# EXERCISE OBJECTIVE
Images are not part of the copy; write out the rest of the data exactly as given.
────────
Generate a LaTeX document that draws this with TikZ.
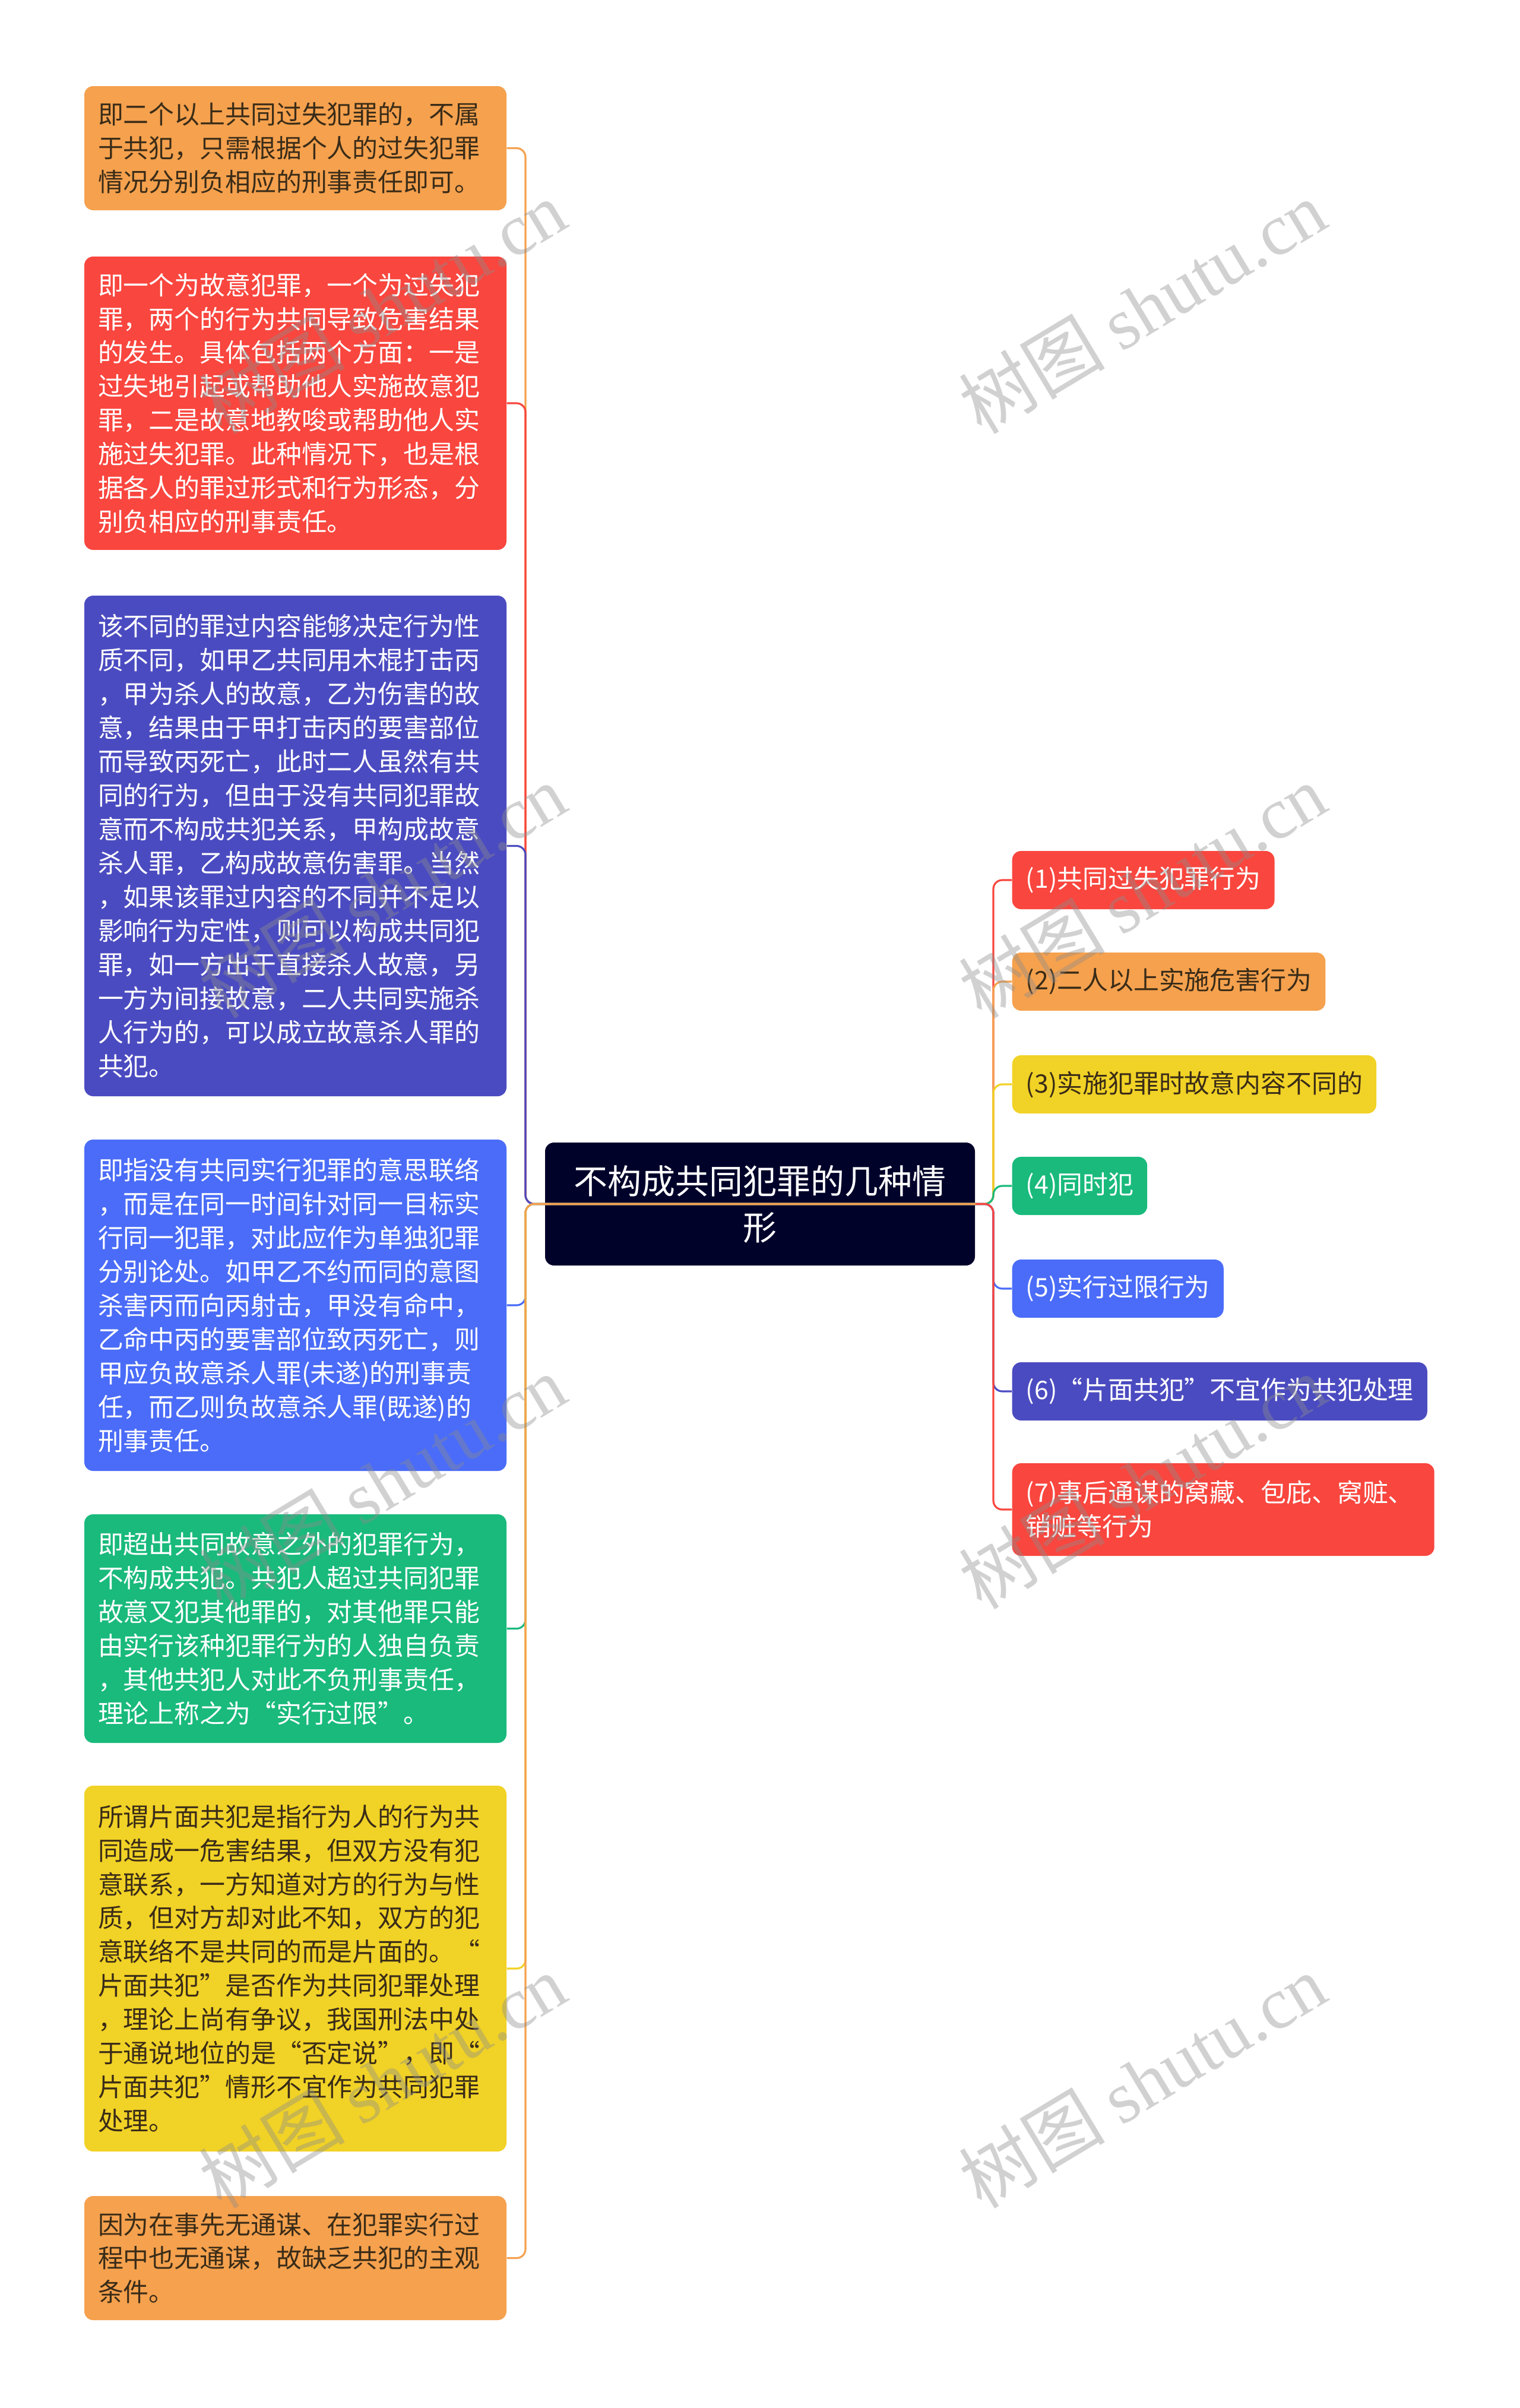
\documentclass[tikz,border=0pt]{standalone}
\usepackage{fontspec}
\setmainfont{Noto Sans CJK SC}
\newfontfamily\markfont{Liberation Serif}
\usetikzlibrary{positioning, calc}
\definecolor{boxorange}{HTML}{F5A14E}
\definecolor{boxred}{HTML}{F9463E}
\definecolor{boxpurple}{HTML}{4B4BC1}
\definecolor{boxblue}{HTML}{4A6CF8}
\definecolor{boxgreen}{HTML}{19BA7C}
\definecolor{boxyellow}{HTML}{F1D226}
\definecolor{rootnavy}{HTML}{00022A}
\definecolor{inkbrown}{HTML}{3A2C18}
\newcommand{\leftlink}[2]
{
	\draw[link, color=#1] (root.east) -- (root.east -| lt) |- (#2.east)
}
\newcommand{\rightlink}[2]
{
	\draw[link, color=#1] (root.west) -- (root.west -| rt) |- (#2.west)
}

\begin{document}
\begin{tikzpicture}[every node/.append style={align=left, rounded corners=0.15cm, inner xsep=0.23cm, inner ysep=0pt},
	note/.style={fill=#1, text=white, text width=6.65cm, font=\fontsize{12.2pt}{16.2pt}\selectfont},
	tag/.style={fill=#1, text=white, anchor=west, minimum height=0.98cm, font=\fontsize{12.2pt}{16.2pt}\selectfont},
	link/.style={line width=0.9pt, rounded corners=0.15cm},
	wm/.style={rotate=31, text=black!45, opacity=0.4, font=\fontsize{35pt}{40pt}\selectfont}]
	\useasboundingbox (0,0) rectangle (25.6,-40.55);
	\coordinate (lt) at (8.85,0);
	\coordinate (rt) at (16.73,0);
	% centre
	\node[fill=rootnavy, text=white, align=center, minimum width=7.24cm, minimum height=2.07cm, font=\fontsize{16.2pt}{22.2pt}\selectfont] (root) at (12.80,-20.275) {不构成共同犯罪的几种情\\形};
	% left side
	\node[note=boxorange, text=inkbrown, minimum height=2.09cm] (l1) at (4.975,-2.495) {即二个以上共同过失犯罪的，不属\\于共犯，只需根据个人的过失犯罪\\情况分别负相应的刑事责任即可。};
	\node[note=boxred, minimum height=4.94cm] (l2) at (4.975,-6.79) {即一个为故意犯罪，一个为过失犯\\罪，两个的行为共同导致危害结果\\的发生。具体包括两个方面：一是\\过失地引起或帮助他人实施故意犯\\罪，二是故意地教唆或帮助他人实\\施过失犯罪。此种情况下，也是根\\据各人的罪过形式和行为形态，分\\别负相应的刑事责任。};
	\node[note=boxpurple, minimum height=8.43cm] (l3) at (4.975,-14.245) {该不同的罪过内容能够决定行为性\\质不同，如甲乙共同用木棍打击丙\\，甲为杀人的故意，乙为伤害的故\\意，结果由于甲打击丙的要害部位\\而导致丙死亡，此时二人虽然有共\\同的行为，但由于没有共同犯罪故\\意而不构成共犯关系，甲构成故意\\杀人罪，乙构成故意伤害罪。当然\\，如果该罪过内容的不同并不足以\\影响行为定性，则可以构成共同犯\\罪，如一方出于直接杀人故意，另\\一方为间接故意，二人共同实施杀\\人行为的，可以成立故意杀人罪的\\共犯。};
	\node[note=boxblue, minimum height=5.58cm] (l4) at (4.975,-21.98) {即指没有共同实行犯罪的意思联络\\，而是在同一时间针对同一目标实\\行同一犯罪，对此应作为单独犯罪\\分别论处。如甲乙不约而同的意图\\杀害丙而向丙射击，甲没有命中，\\乙命中丙的要害部位致丙死亡，则\\甲应负故意杀人罪(未遂)的刑事责\\任，而乙则负故意杀人罪(既遂)的\\刑事责任。};
	\node[note=boxgreen, minimum height=3.85cm] (l5) at (4.975,-27.425) {即超出共同故意之外的犯罪行为，\\不构成共犯。共犯人超过共同犯罪\\故意又犯其他罪的，对其他罪只能\\由实行该种犯罪行为的人独自负责\\，其他共犯人对此不负刑事责任，\\理论上称之为“实行过限”。};
	\node[note=boxyellow, text=inkbrown, minimum height=6.16cm] (l6) at (4.975,-33.15) {所谓片面共犯是指行为人的行为共\\同造成一危害结果，但双方没有犯\\意联系，一方知道对方的行为与性\\质，但对方却对此不知，双方的犯\\意联络不是共同的而是片面的。“\\片面共犯”是否作为共同犯罪处理\\，理论上尚有争议，我国刑法中处\\于通说地位的是“否定说”，即“\\片面共犯”情形不宜作为共同犯罪\\处理。};
	\node[note=boxorange, text=inkbrown, minimum height=2.09cm] (l7) at (4.975,-38.025) {因为在事先无通谋、在犯罪实行过\\程中也无通谋，故缺乏共犯的主观\\条件。};
	% right side
	\node[tag=boxred] (r1) at (17.04,-14.82) {(1)共同过失犯罪行为};
	\node[tag=boxorange, text=inkbrown] (r2) at (17.04,-16.53) {(2)二人以上实施危害行为};
	\node[tag=boxyellow, text=inkbrown] (r3) at (17.04,-18.26) {(3)实施犯罪时故意内容不同的};
	\node[tag=boxgreen] (r4) at (17.04,-19.97) {(4)同时犯};
	\node[tag=boxblue] (r5) at (17.04,-21.70) {(5)实行过限行为};
	\node[tag=boxpurple] (r6) at (17.04,-23.43) {(6)“片面共犯”不宜作为共犯处理};
	\node[tag=boxred, text width=6.65cm, minimum height=1.56cm] (r7) at (17.04,-25.42) {(7)事后通谋的窝藏、包庇、窝赃、\\销赃等行为};
	% links
	\foreach \c [count=\i] in {boxred,boxorange,boxyellow,boxgreen,boxblue,boxpurple,boxred}
		\rightlink{\c}{r\i};
	\foreach \c [count=\i] in {boxorange,boxred,boxpurple,boxblue,boxgreen,boxyellow,boxorange}
		\leftlink{\c}{l\i};
	% watermark
	\foreach \y [count=\i] in {5.17,15.00,24.95,35.04} {
		\node[wm] (wl\i) at (6.44,-\y) {树图\ {\markfont shutu.cn}};
		\node[wm] (wr\i) at (19.24,-\y) {树图\ {\markfont shutu.cn}};
	}
\end{tikzpicture}
\end{document}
────────
# TASK OUTPUT
Generate a LaTeX document that draws this with TikZ.
\documentclass[tikz,border=0pt]{standalone}
\usepackage{fontspec}
\setmainfont{Noto Sans CJK SC}
\newfontfamily\markfont{Liberation Serif}
\usetikzlibrary{positioning, calc}
\definecolor{boxorange}{HTML}{F5A14E}
\definecolor{boxred}{HTML}{F9463E}
\definecolor{boxpurple}{HTML}{4B4BC1}
\definecolor{boxblue}{HTML}{4A6CF8}
\definecolor{boxgreen}{HTML}{19BA7C}
\definecolor{boxyellow}{HTML}{F1D226}
\definecolor{rootnavy}{HTML}{00022A}
\definecolor{inkbrown}{HTML}{3A2C18}
\newcommand{\leftlink}[2]
{
	\draw[link, color=#1] (root.east) -- (root.east -| lt) |- (#2.east)
}
\newcommand{\rightlink}[2]
{
	\draw[link, color=#1] (root.west) -- (root.west -| rt) |- (#2.west)
}

\begin{document}
\begin{tikzpicture}[every node/.append style={align=left, rounded corners=0.15cm, inner xsep=0.23cm, inner ysep=0pt},
	note/.style={fill=#1, text=white, text width=6.65cm, font=\fontsize{12.2pt}{16.2pt}\selectfont},
	tag/.style={fill=#1, text=white, anchor=west, minimum height=0.98cm, font=\fontsize{12.2pt}{16.2pt}\selectfont},
	link/.style={line width=0.9pt, rounded corners=0.15cm},
	wm/.style={rotate=31, text=black!45, opacity=0.4, font=\fontsize{35pt}{40pt}\selectfont}]
	\useasboundingbox (0,0) rectangle (25.6,-40.55);
	\coordinate (lt) at (8.85,0);
	\coordinate (rt) at (16.73,0);
	% centre
	\node[fill=rootnavy, text=white, align=center, minimum width=7.24cm, minimum height=2.07cm, font=\fontsize{16.2pt}{22.2pt}\selectfont] (root) at (12.80,-20.275) {不构成共同犯罪的几种情\\形};
	% left side
	\node[note=boxorange, text=inkbrown, minimum height=2.09cm] (l1) at (4.975,-2.495) {即二个以上共同过失犯罪的，不属\\于共犯，只需根据个人的过失犯罪\\情况分别负相应的刑事责任即可。};
	\node[note=boxred, minimum height=4.94cm] (l2) at (4.975,-6.79) {即一个为故意犯罪，一个为过失犯\\罪，两个的行为共同导致危害结果\\的发生。具体包括两个方面：一是\\过失地引起或帮助他人实施故意犯\\罪，二是故意地教唆或帮助他人实\\施过失犯罪。此种情况下，也是根\\据各人的罪过形式和行为形态，分\\别负相应的刑事责任。};
	\node[note=boxpurple, minimum height=8.43cm] (l3) at (4.975,-14.245) {该不同的罪过内容能够决定行为性\\质不同，如甲乙共同用木棍打击丙\\，甲为杀人的故意，乙为伤害的故\\意，结果由于甲打击丙的要害部位\\而导致丙死亡，此时二人虽然有共\\同的行为，但由于没有共同犯罪故\\意而不构成共犯关系，甲构成故意\\杀人罪，乙构成故意伤害罪。当然\\，如果该罪过内容的不同并不足以\\影响行为定性，则可以构成共同犯\\罪，如一方出于直接杀人故意，另\\一方为间接故意，二人共同实施杀\\人行为的，可以成立故意杀人罪的\\共犯。};
	\node[note=boxblue, minimum height=5.58cm] (l4) at (4.975,-21.98) {即指没有共同实行犯罪的意思联络\\，而是在同一时间针对同一目标实\\行同一犯罪，对此应作为单独犯罪\\分别论处。如甲乙不约而同的意图\\杀害丙而向丙射击，甲没有命中，\\乙命中丙的要害部位致丙死亡，则\\甲应负故意杀人罪(未遂)的刑事责\\任，而乙则负故意杀人罪(既遂)的\\刑事责任。};
	\node[note=boxgreen, minimum height=3.85cm] (l5) at (4.975,-27.425) {即超出共同故意之外的犯罪行为，\\不构成共犯。共犯人超过共同犯罪\\故意又犯其他罪的，对其他罪只能\\由实行该种犯罪行为的人独自负责\\，其他共犯人对此不负刑事责任，\\理论上称之为“实行过限”。};
	\node[note=boxyellow, text=inkbrown, minimum height=6.16cm] (l6) at (4.975,-33.15) {所谓片面共犯是指行为人的行为共\\同造成一危害结果，但双方没有犯\\意联系，一方知道对方的行为与性\\质，但对方却对此不知，双方的犯\\意联络不是共同的而是片面的。“\\片面共犯”是否作为共同犯罪处理\\，理论上尚有争议，我国刑法中处\\于通说地位的是“否定说”，即“\\片面共犯”情形不宜作为共同犯罪\\处理。};
	\node[note=boxorange, text=inkbrown, minimum height=2.09cm] (l7) at (4.975,-38.025) {因为在事先无通谋、在犯罪实行过\\程中也无通谋，故缺乏共犯的主观\\条件。};
	% right side
	\node[tag=boxred] (r1) at (17.04,-14.82) {(1)共同过失犯罪行为};
	\node[tag=boxorange, text=inkbrown] (r2) at (17.04,-16.53) {(2)二人以上实施危害行为};
	\node[tag=boxyellow, text=inkbrown] (r3) at (17.04,-18.26) {(3)实施犯罪时故意内容不同的};
	\node[tag=boxgreen] (r4) at (17.04,-19.97) {(4)同时犯};
	\node[tag=boxblue] (r5) at (17.04,-21.70) {(5)实行过限行为};
	\node[tag=boxpurple] (r6) at (17.04,-23.43) {(6)“片面共犯”不宜作为共犯处理};
	\node[tag=boxred, text width=6.65cm, minimum height=1.56cm] (r7) at (17.04,-25.42) {(7)事后通谋的窝藏、包庇、窝赃、\\销赃等行为};
	% links
	\foreach \c [count=\i] in {boxred,boxorange,boxyellow,boxgreen,boxblue,boxpurple,boxred}
		\rightlink{\c}{r\i};
	\foreach \c [count=\i] in {boxorange,boxred,boxpurple,boxblue,boxgreen,boxyellow,boxorange}
		\leftlink{\c}{l\i};
	% watermark
	\foreach \y [count=\i] in {5.17,15.00,24.95,35.04} {
		\node[wm] (wl\i) at (6.44,-\y) {树图\ {\markfont shutu.cn}};
		\node[wm] (wr\i) at (19.24,-\y) {树图\ {\markfont shutu.cn}};
	}
\end{tikzpicture}
\end{document}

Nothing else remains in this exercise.